» **SHORT EXERCISE**:
Every entry below should be printed exactly, without its images.

[BEGIN EXTRACTED INFORMATION]

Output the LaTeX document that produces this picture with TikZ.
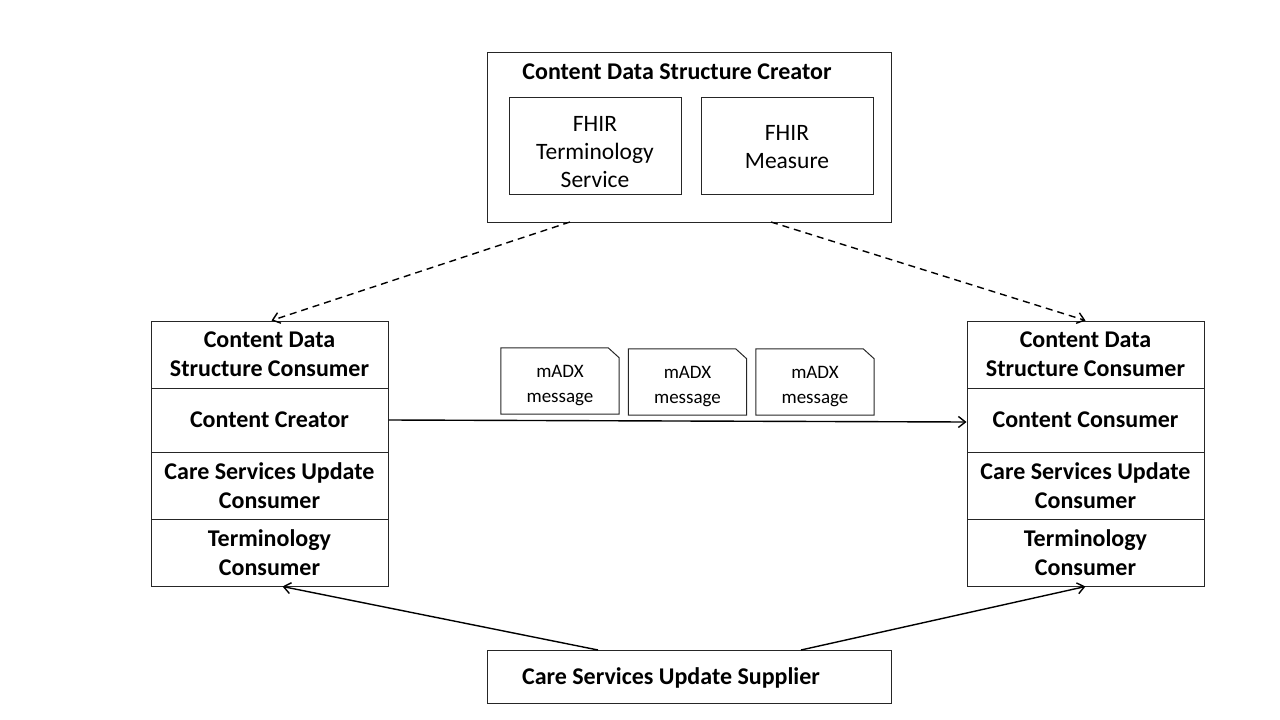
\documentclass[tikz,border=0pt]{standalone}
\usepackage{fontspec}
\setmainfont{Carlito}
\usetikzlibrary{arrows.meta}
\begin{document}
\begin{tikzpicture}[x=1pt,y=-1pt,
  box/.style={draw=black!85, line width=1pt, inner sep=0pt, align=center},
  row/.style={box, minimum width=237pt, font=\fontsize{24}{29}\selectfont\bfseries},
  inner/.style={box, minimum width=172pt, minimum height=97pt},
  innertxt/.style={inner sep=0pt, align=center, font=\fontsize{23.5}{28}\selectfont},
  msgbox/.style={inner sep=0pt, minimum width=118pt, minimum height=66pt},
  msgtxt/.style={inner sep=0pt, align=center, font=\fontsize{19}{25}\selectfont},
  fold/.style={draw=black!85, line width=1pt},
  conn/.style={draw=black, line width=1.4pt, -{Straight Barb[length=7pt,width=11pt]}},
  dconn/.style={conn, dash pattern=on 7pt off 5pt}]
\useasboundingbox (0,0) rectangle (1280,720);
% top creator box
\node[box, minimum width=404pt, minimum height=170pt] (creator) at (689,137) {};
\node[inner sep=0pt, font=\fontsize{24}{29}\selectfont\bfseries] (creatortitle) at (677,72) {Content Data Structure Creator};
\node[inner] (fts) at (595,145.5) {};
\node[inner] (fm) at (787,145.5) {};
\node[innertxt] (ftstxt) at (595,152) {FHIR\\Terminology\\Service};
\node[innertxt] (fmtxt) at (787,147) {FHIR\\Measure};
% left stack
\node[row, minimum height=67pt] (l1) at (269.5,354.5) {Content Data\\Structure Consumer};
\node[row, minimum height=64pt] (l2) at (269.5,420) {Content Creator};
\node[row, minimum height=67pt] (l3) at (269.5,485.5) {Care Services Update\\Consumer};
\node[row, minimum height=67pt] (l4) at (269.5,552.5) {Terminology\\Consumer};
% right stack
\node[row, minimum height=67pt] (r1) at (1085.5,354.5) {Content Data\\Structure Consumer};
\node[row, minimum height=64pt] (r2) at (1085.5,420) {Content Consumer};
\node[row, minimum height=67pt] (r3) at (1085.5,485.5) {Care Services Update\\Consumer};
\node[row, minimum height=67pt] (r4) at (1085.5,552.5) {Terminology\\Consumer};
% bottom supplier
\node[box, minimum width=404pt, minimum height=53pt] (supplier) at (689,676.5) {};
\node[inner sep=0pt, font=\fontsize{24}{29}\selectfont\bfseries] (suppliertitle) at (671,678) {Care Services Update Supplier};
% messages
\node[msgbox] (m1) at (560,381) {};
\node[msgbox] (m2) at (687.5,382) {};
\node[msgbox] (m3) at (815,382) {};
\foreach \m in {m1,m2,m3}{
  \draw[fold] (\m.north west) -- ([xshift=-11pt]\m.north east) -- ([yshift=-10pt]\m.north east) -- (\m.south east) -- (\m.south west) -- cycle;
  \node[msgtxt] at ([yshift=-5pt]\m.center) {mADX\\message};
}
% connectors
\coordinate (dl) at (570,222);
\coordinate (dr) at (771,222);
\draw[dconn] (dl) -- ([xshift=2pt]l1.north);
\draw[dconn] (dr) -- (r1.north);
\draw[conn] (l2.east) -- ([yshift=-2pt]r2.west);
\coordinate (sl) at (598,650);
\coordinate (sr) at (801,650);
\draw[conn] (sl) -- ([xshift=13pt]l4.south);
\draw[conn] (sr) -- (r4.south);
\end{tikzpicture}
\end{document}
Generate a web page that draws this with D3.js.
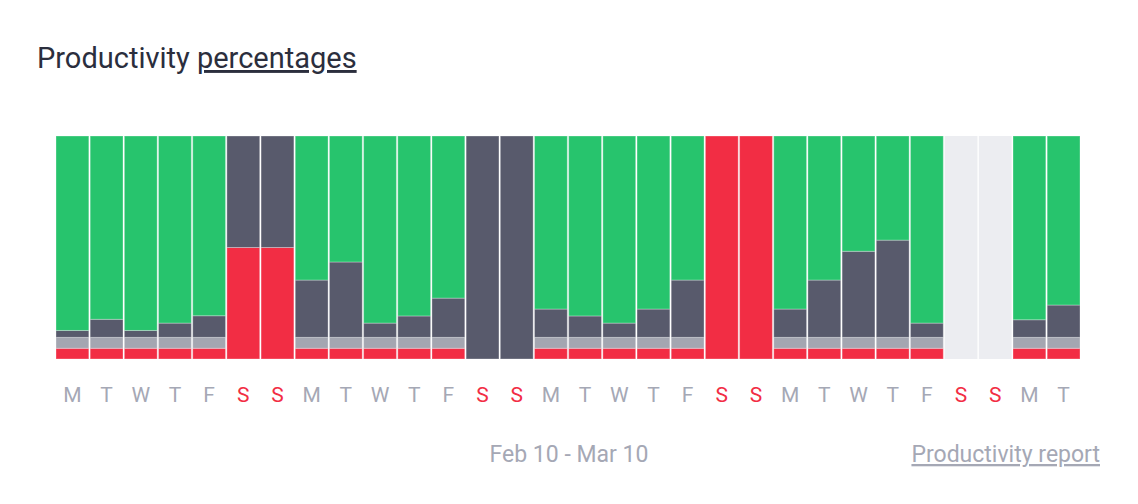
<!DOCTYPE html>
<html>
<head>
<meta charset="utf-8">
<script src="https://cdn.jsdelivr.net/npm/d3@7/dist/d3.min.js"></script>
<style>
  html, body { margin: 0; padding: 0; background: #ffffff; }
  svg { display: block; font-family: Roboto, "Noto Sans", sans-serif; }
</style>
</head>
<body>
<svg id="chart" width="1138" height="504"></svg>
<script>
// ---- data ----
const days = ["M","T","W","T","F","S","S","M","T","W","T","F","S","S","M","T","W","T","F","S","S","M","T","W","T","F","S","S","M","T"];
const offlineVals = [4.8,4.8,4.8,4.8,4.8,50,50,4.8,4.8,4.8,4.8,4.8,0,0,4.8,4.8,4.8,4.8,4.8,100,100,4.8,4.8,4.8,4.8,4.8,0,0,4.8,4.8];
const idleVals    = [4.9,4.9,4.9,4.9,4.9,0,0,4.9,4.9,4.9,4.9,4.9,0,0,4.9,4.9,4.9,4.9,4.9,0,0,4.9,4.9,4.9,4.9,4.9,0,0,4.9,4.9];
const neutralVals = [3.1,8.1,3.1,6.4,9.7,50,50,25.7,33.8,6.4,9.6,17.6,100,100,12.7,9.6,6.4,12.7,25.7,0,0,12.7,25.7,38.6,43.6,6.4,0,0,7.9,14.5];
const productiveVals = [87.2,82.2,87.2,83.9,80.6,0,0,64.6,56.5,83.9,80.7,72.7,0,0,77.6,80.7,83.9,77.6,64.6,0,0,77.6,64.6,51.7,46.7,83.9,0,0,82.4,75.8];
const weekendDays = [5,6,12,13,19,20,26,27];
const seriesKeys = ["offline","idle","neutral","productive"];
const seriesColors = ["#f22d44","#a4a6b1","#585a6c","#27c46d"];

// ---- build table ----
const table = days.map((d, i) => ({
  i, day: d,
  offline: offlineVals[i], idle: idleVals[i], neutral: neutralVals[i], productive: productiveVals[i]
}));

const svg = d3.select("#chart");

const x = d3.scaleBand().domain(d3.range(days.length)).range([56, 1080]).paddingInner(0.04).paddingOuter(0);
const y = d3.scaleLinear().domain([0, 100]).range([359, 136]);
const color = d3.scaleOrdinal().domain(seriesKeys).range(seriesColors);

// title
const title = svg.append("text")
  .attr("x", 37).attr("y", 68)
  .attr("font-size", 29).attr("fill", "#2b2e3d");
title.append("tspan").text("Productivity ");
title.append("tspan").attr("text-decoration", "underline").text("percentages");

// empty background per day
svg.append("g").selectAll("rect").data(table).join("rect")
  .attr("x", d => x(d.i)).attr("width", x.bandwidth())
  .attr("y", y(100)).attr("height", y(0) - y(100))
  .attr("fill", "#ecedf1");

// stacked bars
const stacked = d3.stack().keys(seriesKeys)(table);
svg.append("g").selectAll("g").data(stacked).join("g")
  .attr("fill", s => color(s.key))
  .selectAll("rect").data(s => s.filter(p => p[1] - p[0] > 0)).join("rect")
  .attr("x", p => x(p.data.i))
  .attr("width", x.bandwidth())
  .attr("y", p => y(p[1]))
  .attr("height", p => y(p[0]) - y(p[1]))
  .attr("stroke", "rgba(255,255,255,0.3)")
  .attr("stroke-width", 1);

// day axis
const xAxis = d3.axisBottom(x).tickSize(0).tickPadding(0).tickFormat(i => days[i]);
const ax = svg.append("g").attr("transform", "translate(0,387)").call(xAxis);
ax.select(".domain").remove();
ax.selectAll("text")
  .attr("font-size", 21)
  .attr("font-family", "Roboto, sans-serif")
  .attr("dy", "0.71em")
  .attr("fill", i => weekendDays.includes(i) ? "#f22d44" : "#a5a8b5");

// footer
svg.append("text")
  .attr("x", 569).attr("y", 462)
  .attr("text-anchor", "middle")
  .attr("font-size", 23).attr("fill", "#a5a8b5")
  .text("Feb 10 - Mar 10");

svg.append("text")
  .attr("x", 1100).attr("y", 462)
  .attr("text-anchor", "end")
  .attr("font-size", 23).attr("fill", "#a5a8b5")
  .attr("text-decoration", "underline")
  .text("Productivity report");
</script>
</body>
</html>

[END EXTRACTED INFORMATION]

» **ANSWER BELOW**:
Output the LaTeX document that produces this picture with TikZ.
\documentclass[tikz,border=0pt]{standalone}
\usepackage{fontspec}
\setmainfont{Carlito}
\usetikzlibrary{arrows.meta}
\begin{document}
\begin{tikzpicture}[x=1pt,y=-1pt,
  box/.style={draw=black!85, line width=1pt, inner sep=0pt, align=center},
  row/.style={box, minimum width=237pt, font=\fontsize{24}{29}\selectfont\bfseries},
  inner/.style={box, minimum width=172pt, minimum height=97pt},
  innertxt/.style={inner sep=0pt, align=center, font=\fontsize{23.5}{28}\selectfont},
  msgbox/.style={inner sep=0pt, minimum width=118pt, minimum height=66pt},
  msgtxt/.style={inner sep=0pt, align=center, font=\fontsize{19}{25}\selectfont},
  fold/.style={draw=black!85, line width=1pt},
  conn/.style={draw=black, line width=1.4pt, -{Straight Barb[length=7pt,width=11pt]}},
  dconn/.style={conn, dash pattern=on 7pt off 5pt}]
\useasboundingbox (0,0) rectangle (1280,720);
% top creator box
\node[box, minimum width=404pt, minimum height=170pt] (creator) at (689,137) {};
\node[inner sep=0pt, font=\fontsize{24}{29}\selectfont\bfseries] (creatortitle) at (677,72) {Content Data Structure Creator};
\node[inner] (fts) at (595,145.5) {};
\node[inner] (fm) at (787,145.5) {};
\node[innertxt] (ftstxt) at (595,152) {FHIR\\Terminology\\Service};
\node[innertxt] (fmtxt) at (787,147) {FHIR\\Measure};
% left stack
\node[row, minimum height=67pt] (l1) at (269.5,354.5) {Content Data\\Structure Consumer};
\node[row, minimum height=64pt] (l2) at (269.5,420) {Content Creator};
\node[row, minimum height=67pt] (l3) at (269.5,485.5) {Care Services Update\\Consumer};
\node[row, minimum height=67pt] (l4) at (269.5,552.5) {Terminology\\Consumer};
% right stack
\node[row, minimum height=67pt] (r1) at (1085.5,354.5) {Content Data\\Structure Consumer};
\node[row, minimum height=64pt] (r2) at (1085.5,420) {Content Consumer};
\node[row, minimum height=67pt] (r3) at (1085.5,485.5) {Care Services Update\\Consumer};
\node[row, minimum height=67pt] (r4) at (1085.5,552.5) {Terminology\\Consumer};
% bottom supplier
\node[box, minimum width=404pt, minimum height=53pt] (supplier) at (689,676.5) {};
\node[inner sep=0pt, font=\fontsize{24}{29}\selectfont\bfseries] (suppliertitle) at (671,678) {Care Services Update Supplier};
% messages
\node[msgbox] (m1) at (560,381) {};
\node[msgbox] (m2) at (687.5,382) {};
\node[msgbox] (m3) at (815,382) {};
\foreach \m in {m1,m2,m3}{
  \draw[fold] (\m.north west) -- ([xshift=-11pt]\m.north east) -- ([yshift=-10pt]\m.north east) -- (\m.south east) -- (\m.south west) -- cycle;
  \node[msgtxt] at ([yshift=-5pt]\m.center) {mADX\\message};
}
% connectors
\coordinate (dl) at (570,222);
\coordinate (dr) at (771,222);
\draw[dconn] (dl) -- ([xshift=2pt]l1.north);
\draw[dconn] (dr) -- (r1.north);
\draw[conn] (l2.east) -- ([yshift=-2pt]r2.west);
\coordinate (sl) at (598,650);
\coordinate (sr) at (801,650);
\draw[conn] (sl) -- ([xshift=13pt]l4.south);
\draw[conn] (sr) -- (r4.south);
\end{tikzpicture}
\end{document}
Generate a web page that draws this with D3.js.
<!DOCTYPE html>
<html>
<head>
<meta charset="utf-8">
<script src="https://cdn.jsdelivr.net/npm/d3@7/dist/d3.min.js"></script>
<style>
  html, body { margin: 0; padding: 0; background: #ffffff; }
  svg { display: block; font-family: Roboto, "Noto Sans", sans-serif; }
</style>
</head>
<body>
<svg id="chart" width="1138" height="504"></svg>
<script>
// ---- data ----
const days = ["M","T","W","T","F","S","S","M","T","W","T","F","S","S","M","T","W","T","F","S","S","M","T","W","T","F","S","S","M","T"];
const offlineVals = [4.8,4.8,4.8,4.8,4.8,50,50,4.8,4.8,4.8,4.8,4.8,0,0,4.8,4.8,4.8,4.8,4.8,100,100,4.8,4.8,4.8,4.8,4.8,0,0,4.8,4.8];
const idleVals    = [4.9,4.9,4.9,4.9,4.9,0,0,4.9,4.9,4.9,4.9,4.9,0,0,4.9,4.9,4.9,4.9,4.9,0,0,4.9,4.9,4.9,4.9,4.9,0,0,4.9,4.9];
const neutralVals = [3.1,8.1,3.1,6.4,9.7,50,50,25.7,33.8,6.4,9.6,17.6,100,100,12.7,9.6,6.4,12.7,25.7,0,0,12.7,25.7,38.6,43.6,6.4,0,0,7.9,14.5];
const productiveVals = [87.2,82.2,87.2,83.9,80.6,0,0,64.6,56.5,83.9,80.7,72.7,0,0,77.6,80.7,83.9,77.6,64.6,0,0,77.6,64.6,51.7,46.7,83.9,0,0,82.4,75.8];
const weekendDays = [5,6,12,13,19,20,26,27];
const seriesKeys = ["offline","idle","neutral","productive"];
const seriesColors = ["#f22d44","#a4a6b1","#585a6c","#27c46d"];

// ---- build table ----
const table = days.map((d, i) => ({
  i, day: d,
  offline: offlineVals[i], idle: idleVals[i], neutral: neutralVals[i], productive: productiveVals[i]
}));

const svg = d3.select("#chart");

const x = d3.scaleBand().domain(d3.range(days.length)).range([56, 1080]).paddingInner(0.04).paddingOuter(0);
const y = d3.scaleLinear().domain([0, 100]).range([359, 136]);
const color = d3.scaleOrdinal().domain(seriesKeys).range(seriesColors);

// title
const title = svg.append("text")
  .attr("x", 37).attr("y", 68)
  .attr("font-size", 29).attr("fill", "#2b2e3d");
title.append("tspan").text("Productivity ");
title.append("tspan").attr("text-decoration", "underline").text("percentages");

// empty background per day
svg.append("g").selectAll("rect").data(table).join("rect")
  .attr("x", d => x(d.i)).attr("width", x.bandwidth())
  .attr("y", y(100)).attr("height", y(0) - y(100))
  .attr("fill", "#ecedf1");

// stacked bars
const stacked = d3.stack().keys(seriesKeys)(table);
svg.append("g").selectAll("g").data(stacked).join("g")
  .attr("fill", s => color(s.key))
  .selectAll("rect").data(s => s.filter(p => p[1] - p[0] > 0)).join("rect")
  .attr("x", p => x(p.data.i))
  .attr("width", x.bandwidth())
  .attr("y", p => y(p[1]))
  .attr("height", p => y(p[0]) - y(p[1]))
  .attr("stroke", "rgba(255,255,255,0.3)")
  .attr("stroke-width", 1);

// day axis
const xAxis = d3.axisBottom(x).tickSize(0).tickPadding(0).tickFormat(i => days[i]);
const ax = svg.append("g").attr("transform", "translate(0,387)").call(xAxis);
ax.select(".domain").remove();
ax.selectAll("text")
  .attr("font-size", 21)
  .attr("font-family", "Roboto, sans-serif")
  .attr("dy", "0.71em")
  .attr("fill", i => weekendDays.includes(i) ? "#f22d44" : "#a5a8b5");

// footer
svg.append("text")
  .attr("x", 569).attr("y", 462)
  .attr("text-anchor", "middle")
  .attr("font-size", 23).attr("fill", "#a5a8b5")
  .text("Feb 10 - Mar 10");

svg.append("text")
  .attr("x", 1100).attr("y", 462)
  .attr("text-anchor", "end")
  .attr("font-size", 23).attr("fill", "#a5a8b5")
  .attr("text-decoration", "underline")
  .text("Productivity report");
</script>
</body>
</html>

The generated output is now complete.